- Born: January 14, 1877 St. John's, Newfoundland, British Empire
- Died: April 10, 1928 (aged 51) St. John's, Newfoundland, British Empire
- Spouse: Annie Sutton
- Parent(s): Nicholas Vinnicombe Sr. Hannah McCarthy

= Nicholas Vinnicombe =

Canadian politician

Nicholas Joseph Vinnicombe (January 14, 1877 – April 10, 1928) was a merchant and politician in Newfoundland. He represented St. John's East in the Newfoundland House of Assembly from 1919 to 1925.

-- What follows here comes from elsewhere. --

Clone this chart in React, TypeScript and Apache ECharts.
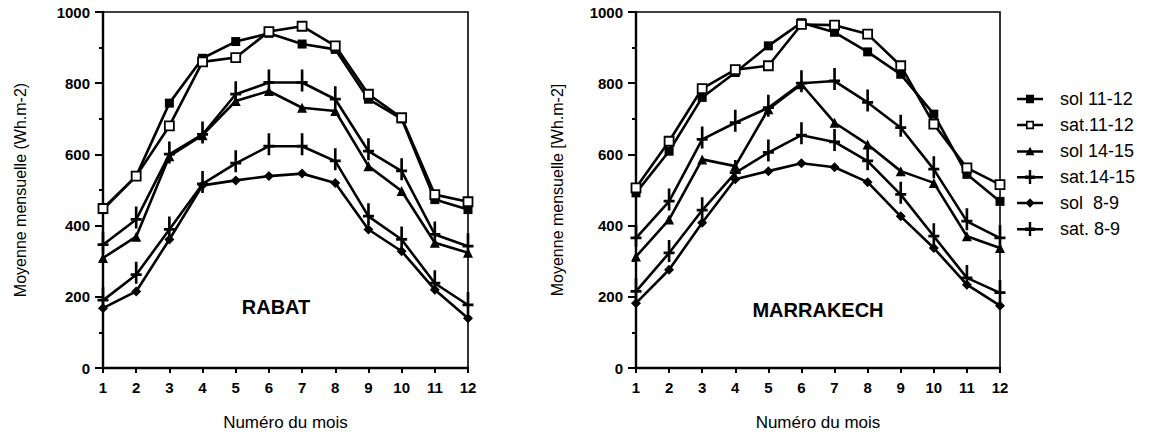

==Early life, family and education==
"Nix" was born on January 14, 1877, in St. John's, Newfoundland. His parents were Nicholas Vinnicombe and Hannah McCarthy. He was educated at Saint Bonaventure's College. In 1905, Vinnicombe married Annie Sutton.

==Sports career==
He was also a well-known athlete, playing cricket, hockey and soccer and competing in rowing at various regattas. A hockey goalie, Vinnicombe was the first name engraved on the Boyle Trophy when it was first awarded in 1904. He competed on championship hockey teams in 1902, 1904, 1905, 1907 and 1909 and played on several championship soccer teams. Vinnicombe was inducted into the Sport Newfoundland and Labrador Hall of Fame in 1980. He was named to the Newfoundland and Labrador Soccer Hall of Fame in 1985.

==Political career==
In 1892, he went to work for the merchant James Stott. He set up his own licensed establishment in 1904. Vinnicombe served on St. John's municipal council from 1916 to 1925. He was a member of the municipal commission and deputy mayor from 1920 to 1921. He was first elected to the Newfoundland assembly in 1919 and won reelection in 1923 and 1924. In 1925, he was named to the Board of Liquor Control.

He died suddenly in St. John's at the age of 51.

==Honours and awards==
- Inducted into the Sport Newfoundland and Labrador Hall of Fame in 1980 in the athlete category.
- Vinnicombe Street and Vinnicombe Place in St. John's were named in his honour.